I did a quick internet search before I visited Esko Kumpulainen’s grave, and found out two more things. The first was the address where he died, on East Georgia Street in Chinatown, in a building that still exists. The second was more puzzling, and difficult to knit into the fabric of a life. In 1964, Kumpulainen suddenly surfaces in the public historical record. He was working as a stockman on a ranch near Chase, in the British Columbia interior, when he shot a man called Martin Harby in the back with a small-calibre rifle. After a trial, he was convicted of manslaughter. The case was prominent enough to be written up in newspapers in Vancouver and Victoria. And then, after the verdict, he vanishes from history again.
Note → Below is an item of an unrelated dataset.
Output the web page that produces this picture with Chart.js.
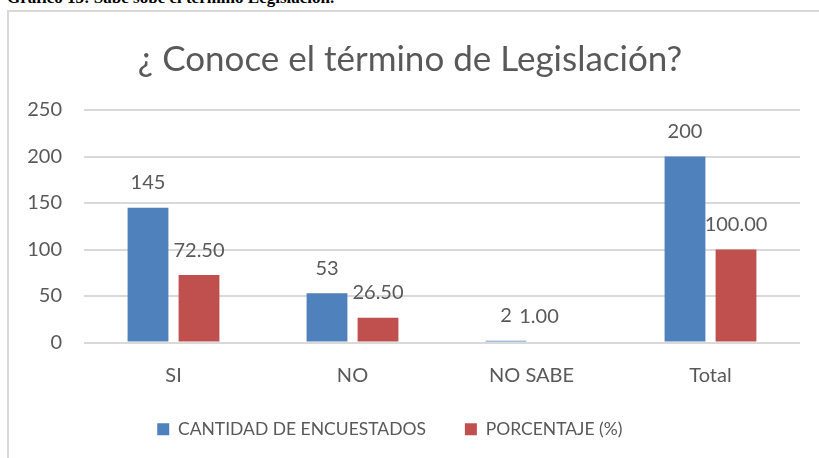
<!DOCTYPE html>
<html>
<head>
<meta charset="utf-8">
<script src="https://cdn.jsdelivr.net/npm/chart.js@4/dist/chart.umd.min.js"></script>
<style>
  html, body { margin: 0; padding: 0; background: #fff; }
  body { width: 819px; height: 458px; position: relative; overflow: hidden; }
  #caption {
    position: absolute; left: 7px; top: -12px;
    font: bold 17px "Liberation Serif", "DejaVu Serif", serif;
    color: #000; white-space: nowrap;
  }
  #frame {
    position: absolute; left: 7px; top: 10px; width: 830px; height: 460px;
    border-left: 2px solid #d9d9d9; border-top: 2px solid #d9d9d9;
  }
  #wrap { position: absolute; left: 0; top: 0; width: 819px; height: 458px; }
</style>
</head>
<body>
<div id="caption">Gráfico 13: Sabe sobe el término Legislación.</div>
<div id="frame"></div>
<div id="wrap"><canvas id="chart"></canvas></div>
<script>
// data
const categories = ['SI', 'NO', 'NO SABE', 'Total'];
const encuestados = [145, 53, 2, 200];
const porcentaje = [72.5, 26.5, 1, 100];
const yTicks = [0, 50, 100, 150, 200, 250];

const textColor = '#595959';
const fontFamily = 'Lato, "Open Sans", sans-serif';

// value labels above each bar (Excel style)
const barLabels = {
  id: 'barLabels',
  afterDatasetsDraw(chart, args, opts) {
    const ctx = chart.ctx;
    ctx.save();
    ctx.font = '20px ' + fontFamily;
    ctx.fillStyle = textColor;
    ctx.textAlign = 'center';
    ctx.textBaseline = 'middle';
    chart.data.datasets.forEach((ds, di) => {
      const meta = chart.getDatasetMeta(di);
      meta.data.forEach((bar, i) => {
        const v = ds.data[i];
        const txt = di === 0 ? String(v) : v.toFixed(2);
        const nudge = (opts.nudge[di] && opts.nudge[di][i]) || 0;
        ctx.fillText(txt, bar.x + nudge, bar.y - 25);
      });
    });
    ctx.restore();
  }
};

new Chart(document.getElementById('chart'), {
  type: 'bar',
  data: {
    labels: categories,
    datasets: [{
      label: 'CANTIDAD DE ENCUESTADOS',
      data: encuestados,
      backgroundColor: '#4f81bd'
    }, {
      label: 'PORCENTAJE (%)',
      data: porcentaje,
      backgroundColor: '#c0504d'
    }]
  },
  options: {
    responsive: true,
    maintainAspectRatio: false,
    animation: false,
    categoryPercentage: 0.57,
    barPercentage: 0.8,
    layout: { padding: { left: 20, right: 19, top: 0, bottom: 10 } },
    plugins: {
      title: {
        display: true,
        text: '¿ Conoce el término de Legislación?',
        color: textColor,
        font: { family: fontFamily, size: 35, weight: 'normal' },
        padding: { top: 39, bottom: 29 }
      },
      legend: {
        position: 'bottom',
        labels: {
          color: textColor,
          font: { family: fontFamily, size: 17.5 },
          boxWidth: 12,
          boxHeight: 12,
          padding: 12,
          // wider gap between entries and legend sitting a bit left, like the Excel one
          generateLabels(chart) {
            const items = Chart.defaults.plugins.legend.labels.generateLabels(chart);
            items[0].text += '      ';
            items[1].text += '         ';
            return items;
          }
        }
      },
      tooltip: { enabled: false },
      barLabels: { nudge: { 1: { 2: -18 } } }
    },
    scales: {
      x: {
        grid: { display: false, drawTicks: false },
        border: { display: false },
        ticks: { color: textColor, font: { family: fontFamily, size: 20 }, padding: 21 }
      },
      y: {
        min: 0,
        max: 250,
        afterBuildTicks(scale) {
          scale.ticks = yTicks.map(v => ({ value: v }));
        },
        afterFit(scale) { scale.width = 64; },
        grid: { color: '#d9d9d9', lineWidth: 2, drawTicks: false },
        border: { display: false },
        ticks: { color: textColor, font: { family: fontFamily, size: 20 }, padding: 22 }
      }
    }
  },
  plugins: [barLabels]
});
</script>
</body>
</html>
I cycled to Chinatown first, to the address where Kumpulainen lived. It’s a shop, as it was in an earlier photograph I have from the 1980s, now selling meats and other ingredients for hotpot cooking and barbecues. This was a public holiday, and so the street was deserted. The shop had opened, and the older people who were its customers were calling out in Cantonese, that language that is slowly vanishing from these streets. Then I cycled around the end of False Creek and up Ontario Street, past the Victorian and craftsman houses. After King Edward Avenue the landscape is more open, the trees smaller, the house more modest: stucco bungalows, with the occasional Vancouver Special. There’s something strange about the area of Vancouver where the cemetery is located between Main and Fraser, south of King Edward. The cemetery is called Mountain View for a reason. If you’ve cycled south, it isn’t until you turn that you realise that you are at the top of a rise, and that you can see the mountains of the North Shore, beyond downtown, but strangely close, so that you feel for a moment that you are in a small town in the interior, not a huge metropolis.
The grave was unmarked, and so I found it as best I could using GPS, and placed a single white rose on the grass. The cemetery was packed with people, and I thought of Qing Ming at Brighthill in Singapore, going every year, at first to the urns of family members I had never known and then, later, to pay respects to someone I had known. And my parents’ grave, too, in an English churchyard, its stone just like the ones in this cemetery, flat, pressed lightly into the turf.
I rode back, towards the mountains, descending Ontario into the heart of the city: the inlet with its tiny boats, lit up by a moment of sunshine, the glass towers of Yaletown. Guests who come here marvel in this beauty. Nobody, a friend from Singapore said to me, ever asks me where I am from. Scratch the surface, though, and see the world he lived in, barely buried: the legacies of resource extraction, colonial violence, racism, labour activism, isolation, organization, the hotels and hostels on Hastings Street that still persist. It’s still there, in the way this city breathes.